Task to carry out – From the top of the entries, reproduce each line exactly, stopping after the line that contains "Chart.register(...registerables);". Omit pictures.

+++ Task input

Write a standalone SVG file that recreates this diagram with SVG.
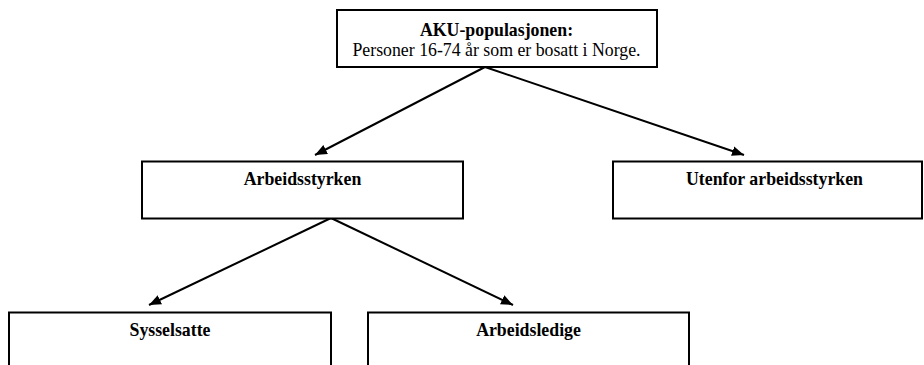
<svg xmlns="http://www.w3.org/2000/svg" width="924" height="365" viewBox="0 0 924 365">
<style>
.box{fill:#fff;stroke:#000;stroke-width:2}
.t{font-family:"Liberation Serif","Times New Roman",serif;font-size:17.8px;fill:#000;text-anchor:middle}
.b{font-weight:bold}
.c{stroke:#000;stroke-width:2;fill:none;marker-end:url(#ah)}
</style>
<defs>
<marker id="ah" markerUnits="userSpaceOnUse" markerWidth="13" markerHeight="11" refX="12" refY="5" orient="auto">
<path d="M0,0 L12,5 L0,10 Z" fill="#000"/>
</marker>
</defs>
<rect width="924" height="365" fill="#fff"/>
<g id="connectors">
<line class="c" x1="485" y1="67" x2="315" y2="155"/>
<line class="c" x1="485" y1="67" x2="744" y2="155"/>
<line class="c" x1="331" y1="218" x2="149" y2="305"/>
<line class="c" x1="331" y1="218" x2="513" y2="305"/>
</g>
<g id="aku">
<rect class="box" x="337" y="10" width="320" height="57"/>
<text class="t b" x="496.5" y="35.5">AKU-populasjonen:</text>
<text class="t" x="496.5" y="55.5">Personer 16-74 år som er bosatt i Norge.</text>
</g>
<g id="arbeidsstyrken">
<rect class="box" x="142" y="161.5" width="321" height="57"/>
<text class="t b" x="302.5" y="184.5">Arbeidsstyrken</text>
</g>
<g id="utenfor">
<rect class="box" x="613" y="161.5" width="309" height="57"/>
<text class="t b" x="774.5" y="184.5">Utenfor arbeidsstyrken</text>
</g>
<g id="sysselsatte">
<rect class="box" x="9" y="312.5" width="322" height="70"/>
<text class="t b" x="170" y="336">Sysselsatte</text>
</g>
<g id="arbeidsledige">
<rect class="box" x="368" y="312.5" width="321" height="70"/>
<text class="t b" x="528.5" y="336">Arbeidsledige</text>
</g>
</svg>
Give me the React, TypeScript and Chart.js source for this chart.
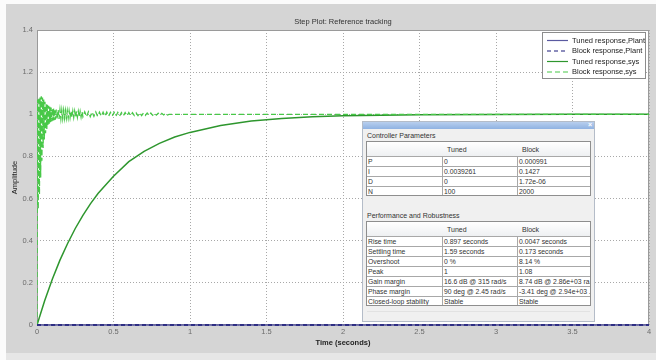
import React, { useEffect, useRef } from "react";
import { Chart, registerables } from "chart.js";
Chart.register(...registerables);

// ---------- data ----------
const chartTitle = "Step Plot: Reference tracking";
const xAxisTitle = "Time (seconds)";
const yAxisTitle = "Amplitude";
const xTicks = [0, 0.5, 1, 1.5, 2, 2.5, 3, 3.5, 4];
const yTicks = [0, 0.2, 0.4, 0.6, 0.8, 1, 1.2, 1.4];
const seriesNames = [
  "Tuned response,Plant",
  "Block response,Plant",
  "Tuned response,sys",
  "Block response,sys",
];

const plantTime = [0, 4];
const tunedPlantValues = [0, 0];
const blockPlantValues = [0, 0];

const tunedSysTime = [
  0, 0.05, 0.1, 0.15, 0.2, 0.25, 0.3, 0.35, 0.4, 0.5, 0.6, 0.7, 0.8, 0.9, 1.0,
  1.2, 1.4, 1.6, 1.8, 2.0, 2.5, 3.0, 3.5, 4.0,
];
const tunedSysValues = [
  0, 0.115, 0.217, 0.308, 0.387, 0.458, 0.52, 0.576, 0.625, 0.706, 0.775,
  0.824, 0.862, 0.892, 0.914, 0.947, 0.968, 0.98, 0.988, 0.993, 0.998, 0.9995,
  1.0, 1.0,
];

const blockSysTime = [
  0, 0.002, 0.004, 0.008, 0.012, 0.016, 0.02, 0.024, 0.028, 0.032, 0.036, 0.04,
  0.044, 0.048, 0.052, 0.056, 0.06, 0.064, 0.068, 0.072, 0.076, 0.08, 0.084,
  0.088, 0.092, 0.096, 0.1, 0.104, 0.108, 0.112, 0.116, 0.12, 0.126, 0.132,
  0.138, 0.144, 0.15, 0.156, 0.162, 0.168, 0.174, 0.18, 0.186, 0.192, 0.198,
  0.204, 0.21, 0.216, 0.222, 0.228, 0.234, 0.24, 0.246, 0.252, 0.258, 0.264,
  0.27, 0.276, 0.282, 0.288, 0.294, 0.3, 0.312, 0.324, 0.336, 0.348, 0.36,
  0.372, 0.384, 0.396, 0.408, 0.42, 0.432, 0.444, 0.456, 0.468, 0.48, 0.492,
  0.504, 0.516, 0.528, 0.54, 0.552, 0.564, 0.576, 0.588, 0.6, 0.612, 0.624,
  0.636, 0.648, 0.66, 0.672, 0.684, 0.696, 0.708, 0.72, 0.732, 0.744, 0.756,
  0.768, 0.78, 0.792, 0.804, 0.816, 0.828, 0.84, 0.852, 0.864, 4.0,
];
const blockSysValues = [
  0, 0.62, 1.07, 0.55, 1.08, 0.62, 1.08, 0.7, 1.085, 0.78, 1.08, 0.84, 1.07,
  0.88, 1.06, 0.91, 1.05, 0.93, 1.045, 0.945, 1.04, 0.955, 1.036, 0.962, 1.032,
  0.966, 1.03, 0.969, 1.027, 0.972, 1.025, 0.974, 1.023, 0.976, 1.022, 0.978,
  1.021, 0.979, 1.02, 0.98, 1.019, 0.981, 1.018, 0.982, 1.017, 0.983, 1.016,
  0.984, 1.016, 0.985, 1.015, 0.985, 1.015, 0.986, 1.014, 0.986, 1.014, 0.987,
  1.013, 0.987, 1.013, 0.988, 1.012, 0.989, 1.012, 0.989, 1.011, 0.99, 1.011,
  0.99, 1.01, 0.991, 1.01, 0.991, 1.01, 0.991, 1.009, 0.992, 1.009, 0.992,
  1.009, 0.992, 1.008, 0.993, 1.008, 0.993, 1.008, 0.993, 1.007, 0.994, 1.007,
  0.994, 1.007, 0.994, 1.006, 0.995, 1.006, 0.995, 1.006, 0.995, 1.005, 0.996,
  1.005, 0.996, 1.004, 0.997, 1.004, 0.997, 1.0, 1.0,
];

const paramTitle = "Controller Parameters";
const perfTitle = "Performance and Robustness";
const tableHeader = ["", "Tuned", "Block"];
const paramRows = [
  ["P", "0", "0.000991"],
  ["I", "0.0039261", "0.1427"],
  ["D", "0", "1.72e-06"],
  ["N", "100", "2000"],
];
const perfRows = [
  ["Rise time", "0.897 seconds", "0.0047 seconds"],
  ["Settling time", "1.59 seconds", "0.173 seconds"],
  ["Overshoot", "0 %", "8.14 %"],
  ["Peak", "1", "1.08"],
  ["Gain margin", "16.6 dB @ 315 rad/s", "8.74 dB @ 2.86e+03 ra..."],
  ["Phase margin", "90 deg @ 2.45 rad/s", "-3.41 deg @ 2.94e+03 ..."],
  ["Closed-loop stability", "Stable", "Stable"],
];

// ---------- styles ----------
const FONT = "'Liberation Sans', Arial, sans-serif";
const W = 656;
const H = 360;

const toPts = (xs: number[], ys: number[]) => xs.map((x, i) => ({ x, y: ys[i] }));

const pagePlugin = {
  id: "pageBg",
  beforeDraw(chart: any) {
    const { ctx, chartArea: a } = chart;
    ctx.save();
    ctx.fillStyle = "#d5d5d5";
    ctx.fillRect(0, 0, W, H);
    ctx.fillStyle = "#fbfbfb";
    ctx.fillRect(0, 0, W, 4);
    ctx.fillRect(0, 0, 6, H);
    ctx.fillStyle = "#e6e6e6";
    ctx.fillRect(6, 353, W - 6, H - 353);
    ctx.fillStyle = "#ffffff";
    ctx.fillRect(a.left, a.top, a.right - a.left, a.bottom - a.top);
    ctx.restore();
  },
  beforeDatasetsDraw(chart: any) {
    const { ctx, chartArea: a } = chart;
    ctx.save();
    ctx.strokeStyle = "#9a9a9a";
    ctx.lineWidth = 1;
    ctx.strokeRect(a.left + 0.5, a.top + 0.5, a.right - a.left - 1, a.bottom - a.top - 1);
    ctx.restore();
  },
  afterDraw(chart: any) {
    const { ctx, chartArea: a } = chart;
    ctx.save();
    ctx.fillStyle = "#333";
    ctx.font = `7.5px ${FONT}`;
    ctx.textAlign = "center";
    ctx.textBaseline = "middle";
    ctx.fillText(chartTitle, (a.left + a.right) / 2, 22);
    ctx.fillStyle = "#222";
    ctx.font = `bold 7.5px ${FONT}`;
    ctx.fillText(xAxisTitle, (a.left + a.right) / 2, 343);
    ctx.save();
    ctx.translate(15, (a.top + a.bottom) / 2);
    ctx.rotate(-Math.PI / 2);
    ctx.font = `7.5px ${FONT}`;
    ctx.fillText(yAxisTitle, 0, 0);
    ctx.restore();

    // legend
    const bx = 542, by = 32, bw = 103, bh = 46;
    ctx.fillStyle = "#fff";
    ctx.fillRect(bx, by, bw, bh);
    ctx.strokeStyle = "#8c8c8c";
    ctx.lineWidth = 1;
    ctx.strokeRect(bx + 0.5, by + 0.5, bw, bh);
    chart.data.datasets.forEach((ds: any, i: number) => {
      const y = 40.5 + i * 10.5;
      ctx.strokeStyle = ds.borderColor;
      ctx.lineWidth = 1.2;
      ctx.setLineDash(ds.borderDash || []);
      ctx.beginPath();
      ctx.moveTo(547, y);
      ctx.lineTo(568, y);
      ctx.stroke();
      ctx.setLineDash([]);
      ctx.fillStyle = "#222";
      ctx.font = `7.5px ${FONT}`;
      ctx.textAlign = "left";
      ctx.fillText(ds.label, 572, y);
    });
    ctx.restore();
  },
};

function DataTable({ top, rows }: { top: number; rows: string[][] }) {
  const colW = [76, 75, 74];
  const colX = [0, 76, 151];
  const headH = 15;
  const rowH = 10;
  const totalH = headH + rows.length * rowH;
  return (
    <div
      style={{
        position: "absolute",
        left: 366,
        top,
        width: 225,
        height: totalH,
        border: "1px solid #8e8e8e",
        background: "#fff",
        boxSizing: "border-box",
        overflow: "hidden",
      }}
    >
      <div
        style={{
          position: "absolute",
          left: 0,
          top: 0,
          width: 225,
          height: headH - 1,
          background: "linear-gradient(#ffffff, #eef0f2)",
          borderBottom: "1px solid #c8c8c8",
        }}
      />
      {tableHeader.map((h, c) => (
        <div
          key={"h" + c}
          style={{
            position: "absolute",
            left: colX[c] + 4,
            top: 0,
            height: headH,
            lineHeight: headH + "px",
            fontSize: 7,
            color: "#333",
            whiteSpace: "nowrap",
          }}
        >
          {h}
        </div>
      ))}
      {rows.map((r, ri) => (
        <React.Fragment key={"r" + ri}>
          {r.map((cell, c) => (
            <div
              key={c}
              style={{
                position: "absolute",
                left: colX[c],
                top: headH - 1 + ri * rowH,
                width: colW[c],
                height: rowH,
                boxSizing: "border-box",
                borderTop: "1px solid #a8a8a8",
                borderRight: c < 2 ? "1px solid #a8a8a8" : "none",
                paddingLeft: 1,
                lineHeight: rowH - 1 + "px",
                fontSize: 6.8,
                color: "#333",
                whiteSpace: "nowrap",
                overflow: "hidden",
              }}
            >
              {cell}
            </div>
          ))}
        </React.Fragment>
      ))}
    </div>
  );
}

function FloatWindow() {
  return (
    <>
      <div
        style={{
          position: "absolute",
          left: 362,
          top: 121,
          width: 233,
          height: 201,
          background: "#f0f0f0",
          border: "1px solid #b4bcc8",
          boxSizing: "border-box",
          fontFamily: FONT,
        }}
      >
        <div
          style={{
            position: "absolute",
            left: 0,
            top: 0,
            right: 0,
            height: 7,
            background: "linear-gradient(#b8cfee, #8fb2e2)",
          }}
        />
        <div
          style={{
            position: "absolute",
            right: 2,
            top: -1,
            fontSize: 7,
            lineHeight: "8px",
            color: "#fff",
            fontWeight: "bold",
          }}
        >
          ×
        </div>
        <div
          style={{
            position: "absolute",
            left: 4,
            top: 189,
            right: 4,
            height: 0,
            borderTop: "1px solid #e2e2e2",
          }}
        />
      </div>
      <div
        style={{
          position: "absolute",
          left: 367,
          top: 131,
          fontSize: 7,
          lineHeight: "10px",
          color: "#333",
          fontFamily: FONT,
          whiteSpace: "nowrap",
        }}
      >
        {paramTitle}
      </div>
      <div style={{ fontFamily: FONT }}>
        <DataTable top={141} rows={paramRows} />
      </div>
      <div
        style={{
          position: "absolute",
          left: 367,
          top: 211,
          fontSize: 7,
          lineHeight: "10px",
          color: "#333",
          fontFamily: FONT,
          whiteSpace: "nowrap",
        }}
      >
        {perfTitle}
      </div>
      <div style={{ fontFamily: FONT }}>
        <DataTable top={221} rows={perfRows} />
      </div>
    </>
  );
}

export default function App() {
  const ref = useRef<HTMLCanvasElement | null>(null);
  useEffect(() => {
    if (!ref.current) return;
    const tickFont = { family: FONT, size: 7.5 };
    const chart = new Chart(ref.current, {
      type: "line",
      data: {
        datasets: [
          {
            label: seriesNames[0],
            data: toPts(plantTime, tunedPlantValues),
            borderColor: "#5a5aa0",
            borderWidth: 1.5,
            pointRadius: 0,
            clip: false,
            order: 1,
          },
          {
            label: seriesNames[1],
            data: toPts(plantTime, blockPlantValues),
            borderColor: "#1a1a7a",
            borderWidth: 1.6,
            borderDash: [4, 3],
            pointRadius: 0,
            clip: false,
            order: 0,
          },
          {
            label: seriesNames[2],
            data: toPts(tunedSysTime, tunedSysValues),
            borderColor: "#2e962e",
            borderWidth: 1.5,
            pointRadius: 0,
            order: 3,
          },
          {
            label: seriesNames[3],
            data: toPts(blockSysTime, blockSysValues),
            borderColor: "#48c848",
            borderWidth: 1.3,
            borderDash: [5, 3],
            pointRadius: 0,
            order: 2,
          },
        ],
      },
      options: {
        animation: false,
        responsive: false,
        events: [],
        layout: { padding: { left: 0, right: 7, top: 30, bottom: 0 } },
        plugins: { legend: { display: false }, title: { display: false }, tooltip: { enabled: false } },
        scales: {
          x: {
            type: "linear",
            min: 0,
            max: 4,
            afterBuildTicks: (s: any) => {
              s.ticks = xTicks.map((v) => ({ value: v }));
            },
            afterFit: (s: any) => {
              s.height = 35;
            },
            ticks: {
              autoSkip: false,
              maxRotation: 0,
              padding: 2,
              color: "#6c6c6c",
              font: tickFont,
              callback: (v: any) => String(v),
            },
            grid: { color: "#a8a8a8", lineWidth: 1, drawTicks: false },
            border: { display: false, dash: [1, 2] },
          },
          y: {
            type: "linear",
            min: 0,
            max: 1.4,
            afterBuildTicks: (s: any) => {
              s.ticks = yTicks.map((v) => ({ value: v }));
            },
            afterFit: (s: any) => {
              s.width = 37;
            },
            ticks: {
              autoSkip: false,
              padding: 4,
              color: "#6c6c6c",
              font: tickFont,
              callback: (v: any) => String(v),
            },
            grid: { color: "#a8a8a8", lineWidth: 1, drawTicks: false },
            border: { display: false, dash: [1, 2] },
          },
        },
      },
      plugins: [pagePlugin],
    } as any);
    return () => chart.destroy();
  }, []);

  return (
    <div style={{ position: "fixed", left: 0, top: 0, width: W, height: H, overflow: "hidden" }}>
      <canvas ref={ref} width={W} height={H} style={{ display: "block", width: W, height: H }} />
      <FloatWindow />
    </div>
  );
}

++++++

Full output –
Write a standalone SVG file that recreates this diagram with SVG.
<svg xmlns="http://www.w3.org/2000/svg" width="924" height="365" viewBox="0 0 924 365">
<style>
.box{fill:#fff;stroke:#000;stroke-width:2}
.t{font-family:"Liberation Serif","Times New Roman",serif;font-size:17.8px;fill:#000;text-anchor:middle}
.b{font-weight:bold}
.c{stroke:#000;stroke-width:2;fill:none;marker-end:url(#ah)}
</style>
<defs>
<marker id="ah" markerUnits="userSpaceOnUse" markerWidth="13" markerHeight="11" refX="12" refY="5" orient="auto">
<path d="M0,0 L12,5 L0,10 Z" fill="#000"/>
</marker>
</defs>
<rect width="924" height="365" fill="#fff"/>
<g id="connectors">
<line class="c" x1="485" y1="67" x2="315" y2="155"/>
<line class="c" x1="485" y1="67" x2="744" y2="155"/>
<line class="c" x1="331" y1="218" x2="149" y2="305"/>
<line class="c" x1="331" y1="218" x2="513" y2="305"/>
</g>
<g id="aku">
<rect class="box" x="337" y="10" width="320" height="57"/>
<text class="t b" x="496.5" y="35.5">AKU-populasjonen:</text>
<text class="t" x="496.5" y="55.5">Personer 16-74 år som er bosatt i Norge.</text>
</g>
<g id="arbeidsstyrken">
<rect class="box" x="142" y="161.5" width="321" height="57"/>
<text class="t b" x="302.5" y="184.5">Arbeidsstyrken</text>
</g>
<g id="utenfor">
<rect class="box" x="613" y="161.5" width="309" height="57"/>
<text class="t b" x="774.5" y="184.5">Utenfor arbeidsstyrken</text>
</g>
<g id="sysselsatte">
<rect class="box" x="9" y="312.5" width="322" height="70"/>
<text class="t b" x="170" y="336">Sysselsatte</text>
</g>
<g id="arbeidsledige">
<rect class="box" x="368" y="312.5" width="321" height="70"/>
<text class="t b" x="528.5" y="336">Arbeidsledige</text>
</g>
</svg>
Give me the React, TypeScript and Chart.js source for this chart.
import React, { useEffect, useRef } from "react";
import { Chart, registerables } from "chart.js";
Chart.register(...registerables);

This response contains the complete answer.